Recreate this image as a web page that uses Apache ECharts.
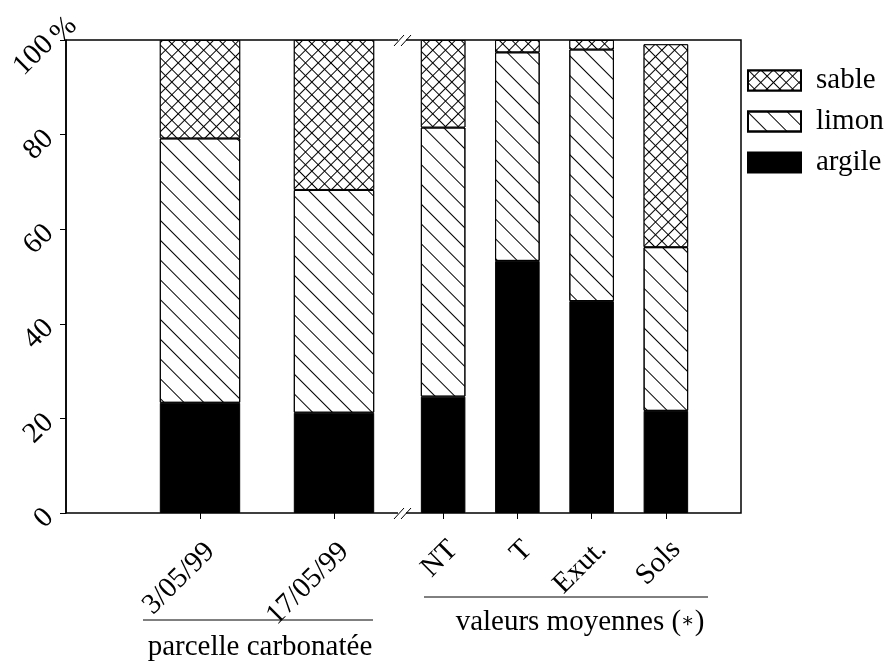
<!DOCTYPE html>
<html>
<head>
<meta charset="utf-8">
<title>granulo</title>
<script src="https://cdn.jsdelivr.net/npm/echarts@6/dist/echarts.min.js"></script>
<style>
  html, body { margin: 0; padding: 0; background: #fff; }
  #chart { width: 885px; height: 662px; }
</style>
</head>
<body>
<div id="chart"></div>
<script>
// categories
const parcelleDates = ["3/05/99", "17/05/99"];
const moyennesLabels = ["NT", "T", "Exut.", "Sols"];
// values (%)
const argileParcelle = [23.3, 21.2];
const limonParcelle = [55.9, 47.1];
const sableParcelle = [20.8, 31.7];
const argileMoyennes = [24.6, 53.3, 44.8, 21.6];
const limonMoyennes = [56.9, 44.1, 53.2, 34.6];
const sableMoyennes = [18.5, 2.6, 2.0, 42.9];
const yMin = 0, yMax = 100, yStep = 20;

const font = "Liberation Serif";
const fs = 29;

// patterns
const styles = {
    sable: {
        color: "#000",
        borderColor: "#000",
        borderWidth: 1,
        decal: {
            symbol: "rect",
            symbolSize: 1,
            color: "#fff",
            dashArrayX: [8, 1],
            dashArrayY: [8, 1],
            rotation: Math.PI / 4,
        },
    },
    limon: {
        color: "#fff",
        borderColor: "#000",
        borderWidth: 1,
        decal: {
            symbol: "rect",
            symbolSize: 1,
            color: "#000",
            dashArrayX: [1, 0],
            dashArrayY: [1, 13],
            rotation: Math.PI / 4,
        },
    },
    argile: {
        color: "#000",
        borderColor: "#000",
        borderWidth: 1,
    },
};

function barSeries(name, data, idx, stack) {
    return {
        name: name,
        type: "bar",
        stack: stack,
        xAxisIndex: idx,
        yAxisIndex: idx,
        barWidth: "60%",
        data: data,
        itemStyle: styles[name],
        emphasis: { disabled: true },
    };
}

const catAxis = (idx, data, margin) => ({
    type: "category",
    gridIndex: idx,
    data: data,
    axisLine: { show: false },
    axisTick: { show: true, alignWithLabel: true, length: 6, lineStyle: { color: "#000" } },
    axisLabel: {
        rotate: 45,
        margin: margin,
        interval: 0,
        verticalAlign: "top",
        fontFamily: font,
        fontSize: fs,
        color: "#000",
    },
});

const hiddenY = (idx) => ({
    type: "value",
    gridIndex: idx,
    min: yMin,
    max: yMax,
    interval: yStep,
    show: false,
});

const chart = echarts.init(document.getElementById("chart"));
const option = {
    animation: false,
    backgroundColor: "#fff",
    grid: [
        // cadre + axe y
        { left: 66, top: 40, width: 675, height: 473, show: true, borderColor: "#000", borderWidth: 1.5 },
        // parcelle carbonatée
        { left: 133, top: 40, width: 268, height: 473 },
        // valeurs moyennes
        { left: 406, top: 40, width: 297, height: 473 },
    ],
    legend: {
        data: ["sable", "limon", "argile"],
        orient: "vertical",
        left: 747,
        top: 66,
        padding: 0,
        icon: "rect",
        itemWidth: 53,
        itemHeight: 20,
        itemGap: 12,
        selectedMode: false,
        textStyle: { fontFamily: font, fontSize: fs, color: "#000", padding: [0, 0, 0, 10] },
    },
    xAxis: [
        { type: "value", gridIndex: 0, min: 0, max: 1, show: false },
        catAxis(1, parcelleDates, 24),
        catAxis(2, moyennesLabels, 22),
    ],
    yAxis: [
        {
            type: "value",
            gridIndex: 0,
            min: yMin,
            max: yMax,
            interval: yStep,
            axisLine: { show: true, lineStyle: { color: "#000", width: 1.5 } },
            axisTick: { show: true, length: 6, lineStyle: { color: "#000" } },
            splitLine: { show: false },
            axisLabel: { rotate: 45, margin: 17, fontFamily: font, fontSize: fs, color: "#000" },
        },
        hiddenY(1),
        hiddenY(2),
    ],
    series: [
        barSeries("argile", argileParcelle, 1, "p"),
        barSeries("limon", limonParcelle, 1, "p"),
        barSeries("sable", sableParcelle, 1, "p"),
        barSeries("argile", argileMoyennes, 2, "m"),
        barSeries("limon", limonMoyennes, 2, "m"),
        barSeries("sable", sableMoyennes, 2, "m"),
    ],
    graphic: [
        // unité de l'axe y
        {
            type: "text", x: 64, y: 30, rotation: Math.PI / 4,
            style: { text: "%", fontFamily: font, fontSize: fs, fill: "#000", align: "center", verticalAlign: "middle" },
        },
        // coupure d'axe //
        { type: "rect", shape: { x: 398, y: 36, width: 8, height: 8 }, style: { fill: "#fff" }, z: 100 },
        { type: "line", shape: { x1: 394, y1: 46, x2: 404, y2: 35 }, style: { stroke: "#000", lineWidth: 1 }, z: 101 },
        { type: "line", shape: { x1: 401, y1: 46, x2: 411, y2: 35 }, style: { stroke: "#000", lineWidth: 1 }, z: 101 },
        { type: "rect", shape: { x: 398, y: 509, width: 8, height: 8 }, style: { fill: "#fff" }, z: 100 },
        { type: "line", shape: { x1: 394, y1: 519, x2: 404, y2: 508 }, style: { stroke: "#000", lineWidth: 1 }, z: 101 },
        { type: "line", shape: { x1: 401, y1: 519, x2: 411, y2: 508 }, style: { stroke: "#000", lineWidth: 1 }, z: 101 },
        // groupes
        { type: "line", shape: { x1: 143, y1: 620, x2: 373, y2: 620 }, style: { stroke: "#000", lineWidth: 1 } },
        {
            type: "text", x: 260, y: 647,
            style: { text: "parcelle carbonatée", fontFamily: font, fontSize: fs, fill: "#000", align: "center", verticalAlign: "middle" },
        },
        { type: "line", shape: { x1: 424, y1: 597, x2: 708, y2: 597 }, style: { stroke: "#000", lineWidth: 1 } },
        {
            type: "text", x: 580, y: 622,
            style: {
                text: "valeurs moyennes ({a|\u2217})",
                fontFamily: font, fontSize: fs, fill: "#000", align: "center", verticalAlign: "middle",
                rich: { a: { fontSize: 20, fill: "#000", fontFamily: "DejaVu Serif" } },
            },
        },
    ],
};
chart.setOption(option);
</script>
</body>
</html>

| Goal |
Each line of the material must be retyped exactly, except that images are omitted.

| Result |
Recreate this image as a web page that uses Apache ECharts.
<!DOCTYPE html>
<html>
<head>
<meta charset="utf-8">
<title>granulo</title>
<script src="https://cdn.jsdelivr.net/npm/echarts@6/dist/echarts.min.js"></script>
<style>
  html, body { margin: 0; padding: 0; background: #fff; }
  #chart { width: 885px; height: 662px; }
</style>
</head>
<body>
<div id="chart"></div>
<script>
// categories
const parcelleDates = ["3/05/99", "17/05/99"];
const moyennesLabels = ["NT", "T", "Exut.", "Sols"];
// values (%)
const argileParcelle = [23.3, 21.2];
const limonParcelle = [55.9, 47.1];
const sableParcelle = [20.8, 31.7];
const argileMoyennes = [24.6, 53.3, 44.8, 21.6];
const limonMoyennes = [56.9, 44.1, 53.2, 34.6];
const sableMoyennes = [18.5, 2.6, 2.0, 42.9];
const yMin = 0, yMax = 100, yStep = 20;

const font = "Liberation Serif";
const fs = 29;

// patterns
const styles = {
    sable: {
        color: "#000",
        borderColor: "#000",
        borderWidth: 1,
        decal: {
            symbol: "rect",
            symbolSize: 1,
            color: "#fff",
            dashArrayX: [8, 1],
            dashArrayY: [8, 1],
            rotation: Math.PI / 4,
        },
    },
    limon: {
        color: "#fff",
        borderColor: "#000",
        borderWidth: 1,
        decal: {
            symbol: "rect",
            symbolSize: 1,
            color: "#000",
            dashArrayX: [1, 0],
            dashArrayY: [1, 13],
            rotation: Math.PI / 4,
        },
    },
    argile: {
        color: "#000",
        borderColor: "#000",
        borderWidth: 1,
    },
};

function barSeries(name, data, idx, stack) {
    return {
        name: name,
        type: "bar",
        stack: stack,
        xAxisIndex: idx,
        yAxisIndex: idx,
        barWidth: "60%",
        data: data,
        itemStyle: styles[name],
        emphasis: { disabled: true },
    };
}

const catAxis = (idx, data, margin) => ({
    type: "category",
    gridIndex: idx,
    data: data,
    axisLine: { show: false },
    axisTick: { show: true, alignWithLabel: true, length: 6, lineStyle: { color: "#000" } },
    axisLabel: {
        rotate: 45,
        margin: margin,
        interval: 0,
        verticalAlign: "top",
        fontFamily: font,
        fontSize: fs,
        color: "#000",
    },
});

const hiddenY = (idx) => ({
    type: "value",
    gridIndex: idx,
    min: yMin,
    max: yMax,
    interval: yStep,
    show: false,
});

const chart = echarts.init(document.getElementById("chart"));
const option = {
    animation: false,
    backgroundColor: "#fff",
    grid: [
        // cadre + axe y
        { left: 66, top: 40, width: 675, height: 473, show: true, borderColor: "#000", borderWidth: 1.5 },
        // parcelle carbonatée
        { left: 133, top: 40, width: 268, height: 473 },
        // valeurs moyennes
        { left: 406, top: 40, width: 297, height: 473 },
    ],
    legend: {
        data: ["sable", "limon", "argile"],
        orient: "vertical",
        left: 747,
        top: 66,
        padding: 0,
        icon: "rect",
        itemWidth: 53,
        itemHeight: 20,
        itemGap: 12,
        selectedMode: false,
        textStyle: { fontFamily: font, fontSize: fs, color: "#000", padding: [0, 0, 0, 10] },
    },
    xAxis: [
        { type: "value", gridIndex: 0, min: 0, max: 1, show: false },
        catAxis(1, parcelleDates, 24),
        catAxis(2, moyennesLabels, 22),
    ],
    yAxis: [
        {
            type: "value",
            gridIndex: 0,
            min: yMin,
            max: yMax,
            interval: yStep,
            axisLine: { show: true, lineStyle: { color: "#000", width: 1.5 } },
            axisTick: { show: true, length: 6, lineStyle: { color: "#000" } },
            splitLine: { show: false },
            axisLabel: { rotate: 45, margin: 17, fontFamily: font, fontSize: fs, color: "#000" },
        },
        hiddenY(1),
        hiddenY(2),
    ],
    series: [
        barSeries("argile", argileParcelle, 1, "p"),
        barSeries("limon", limonParcelle, 1, "p"),
        barSeries("sable", sableParcelle, 1, "p"),
        barSeries("argile", argileMoyennes, 2, "m"),
        barSeries("limon", limonMoyennes, 2, "m"),
        barSeries("sable", sableMoyennes, 2, "m"),
    ],
    graphic: [
        // unité de l'axe y
        {
            type: "text", x: 64, y: 30, rotation: Math.PI / 4,
            style: { text: "%", fontFamily: font, fontSize: fs, fill: "#000", align: "center", verticalAlign: "middle" },
        },
        // coupure d'axe //
        { type: "rect", shape: { x: 398, y: 36, width: 8, height: 8 }, style: { fill: "#fff" }, z: 100 },
        { type: "line", shape: { x1: 394, y1: 46, x2: 404, y2: 35 }, style: { stroke: "#000", lineWidth: 1 }, z: 101 },
        { type: "line", shape: { x1: 401, y1: 46, x2: 411, y2: 35 }, style: { stroke: "#000", lineWidth: 1 }, z: 101 },
        { type: "rect", shape: { x: 398, y: 509, width: 8, height: 8 }, style: { fill: "#fff" }, z: 100 },
        { type: "line", shape: { x1: 394, y1: 519, x2: 404, y2: 508 }, style: { stroke: "#000", lineWidth: 1 }, z: 101 },
        { type: "line", shape: { x1: 401, y1: 519, x2: 411, y2: 508 }, style: { stroke: "#000", lineWidth: 1 }, z: 101 },
        // groupes
        { type: "line", shape: { x1: 143, y1: 620, x2: 373, y2: 620 }, style: { stroke: "#000", lineWidth: 1 } },
        {
            type: "text", x: 260, y: 647,
            style: { text: "parcelle carbonatée", fontFamily: font, fontSize: fs, fill: "#000", align: "center", verticalAlign: "middle" },
        },
        { type: "line", shape: { x1: 424, y1: 597, x2: 708, y2: 597 }, style: { stroke: "#000", lineWidth: 1 } },
        {
            type: "text", x: 580, y: 622,
            style: {
                text: "valeurs moyennes ({a|\u2217})",
                fontFamily: font, fontSize: fs, fill: "#000", align: "center", verticalAlign: "middle",
                rich: { a: { fontSize: 20, fill: "#000", fontFamily: "DejaVu Serif" } },
            },
        },
    ],
};
chart.setOption(option);
</script>
</body>
</html>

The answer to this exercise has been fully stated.